#### AIM OF THE EXERCISE:
Skip all pictures, then copy the lines from the start of the data through the line with "plt.rcParams['font.family'] = ['Liberation", keeping both ends.

#### SOURCE DATA:
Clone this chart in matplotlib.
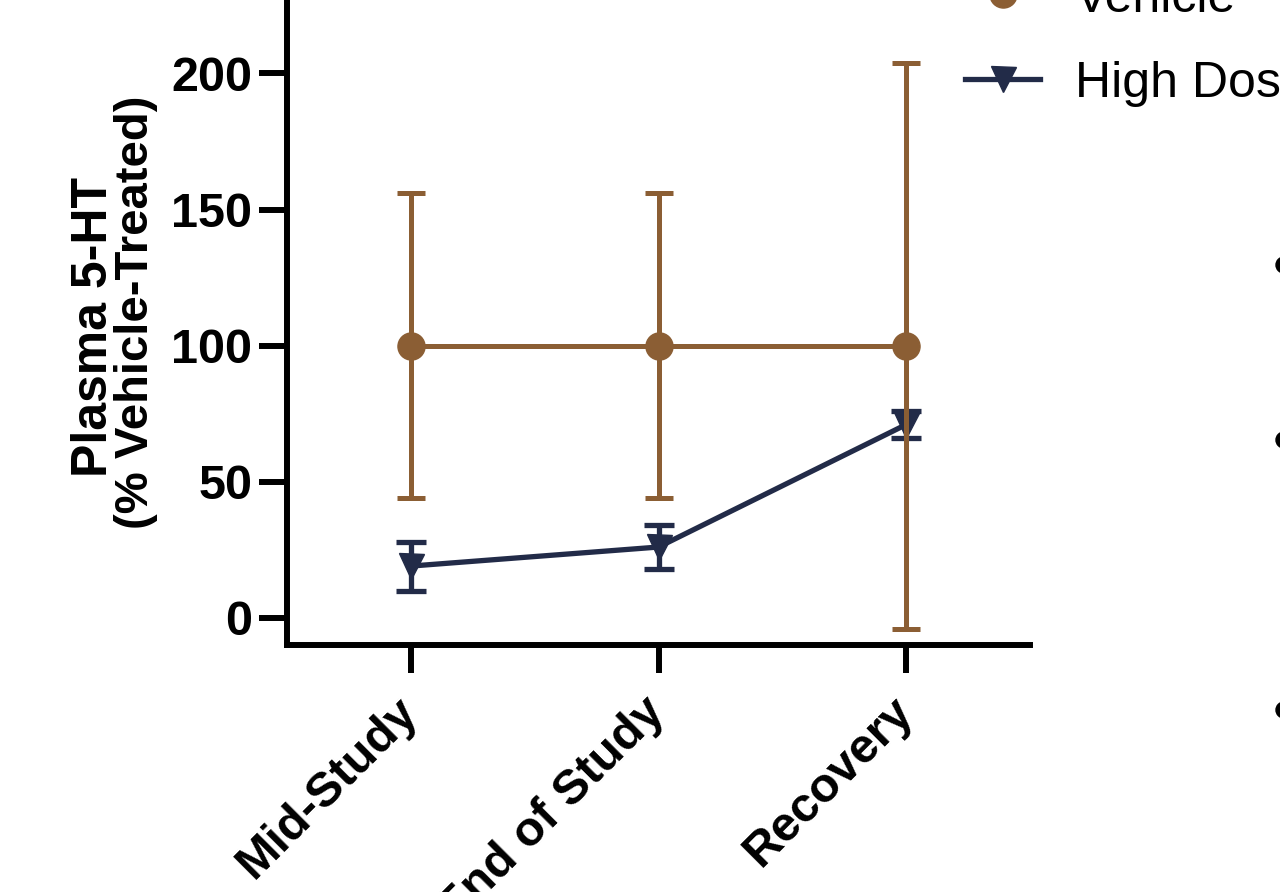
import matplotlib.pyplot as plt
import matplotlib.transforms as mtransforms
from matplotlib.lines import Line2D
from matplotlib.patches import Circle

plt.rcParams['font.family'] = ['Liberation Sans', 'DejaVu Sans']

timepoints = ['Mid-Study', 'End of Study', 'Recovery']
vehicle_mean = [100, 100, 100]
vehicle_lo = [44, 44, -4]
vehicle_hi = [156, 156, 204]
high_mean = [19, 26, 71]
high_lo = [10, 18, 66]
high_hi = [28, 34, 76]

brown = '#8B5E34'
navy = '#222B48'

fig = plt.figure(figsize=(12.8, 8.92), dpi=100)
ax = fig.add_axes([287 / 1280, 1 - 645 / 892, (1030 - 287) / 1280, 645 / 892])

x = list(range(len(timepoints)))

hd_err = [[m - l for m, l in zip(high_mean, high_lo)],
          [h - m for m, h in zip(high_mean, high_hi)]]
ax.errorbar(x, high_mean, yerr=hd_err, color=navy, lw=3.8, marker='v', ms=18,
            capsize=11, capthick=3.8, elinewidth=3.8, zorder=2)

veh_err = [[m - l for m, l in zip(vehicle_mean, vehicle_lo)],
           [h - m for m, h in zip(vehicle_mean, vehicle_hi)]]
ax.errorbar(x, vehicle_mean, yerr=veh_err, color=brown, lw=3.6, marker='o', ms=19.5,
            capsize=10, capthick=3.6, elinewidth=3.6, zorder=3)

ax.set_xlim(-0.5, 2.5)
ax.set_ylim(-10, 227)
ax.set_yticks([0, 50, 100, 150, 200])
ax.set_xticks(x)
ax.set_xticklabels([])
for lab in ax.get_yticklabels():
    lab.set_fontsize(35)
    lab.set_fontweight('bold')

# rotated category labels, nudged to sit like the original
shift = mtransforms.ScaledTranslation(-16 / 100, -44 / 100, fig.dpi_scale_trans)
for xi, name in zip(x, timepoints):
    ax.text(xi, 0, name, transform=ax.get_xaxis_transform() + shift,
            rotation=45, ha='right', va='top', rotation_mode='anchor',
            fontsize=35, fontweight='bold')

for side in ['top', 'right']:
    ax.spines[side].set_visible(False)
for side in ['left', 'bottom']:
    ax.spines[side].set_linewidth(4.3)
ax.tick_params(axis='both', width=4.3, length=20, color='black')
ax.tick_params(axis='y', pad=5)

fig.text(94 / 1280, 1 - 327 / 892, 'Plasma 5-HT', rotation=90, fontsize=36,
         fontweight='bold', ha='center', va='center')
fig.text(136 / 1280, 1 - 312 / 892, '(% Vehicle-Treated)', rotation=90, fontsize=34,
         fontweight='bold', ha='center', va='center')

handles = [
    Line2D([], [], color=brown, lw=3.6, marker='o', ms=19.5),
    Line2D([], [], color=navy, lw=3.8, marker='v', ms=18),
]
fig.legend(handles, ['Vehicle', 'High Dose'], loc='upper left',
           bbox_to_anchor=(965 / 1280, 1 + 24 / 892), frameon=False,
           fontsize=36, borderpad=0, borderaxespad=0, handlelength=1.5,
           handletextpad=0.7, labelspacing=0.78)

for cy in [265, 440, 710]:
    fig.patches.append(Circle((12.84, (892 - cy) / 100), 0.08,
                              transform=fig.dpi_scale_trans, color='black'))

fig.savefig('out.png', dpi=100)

#### TASK OUTPUT:
Clone this chart in matplotlib.
import matplotlib.pyplot as plt
import matplotlib.transforms as mtransforms
from matplotlib.lines import Line2D
from matplotlib.patches import Circle

plt.rcParams['font.family'] = ['Liberation Sans', 'DejaVu Sans']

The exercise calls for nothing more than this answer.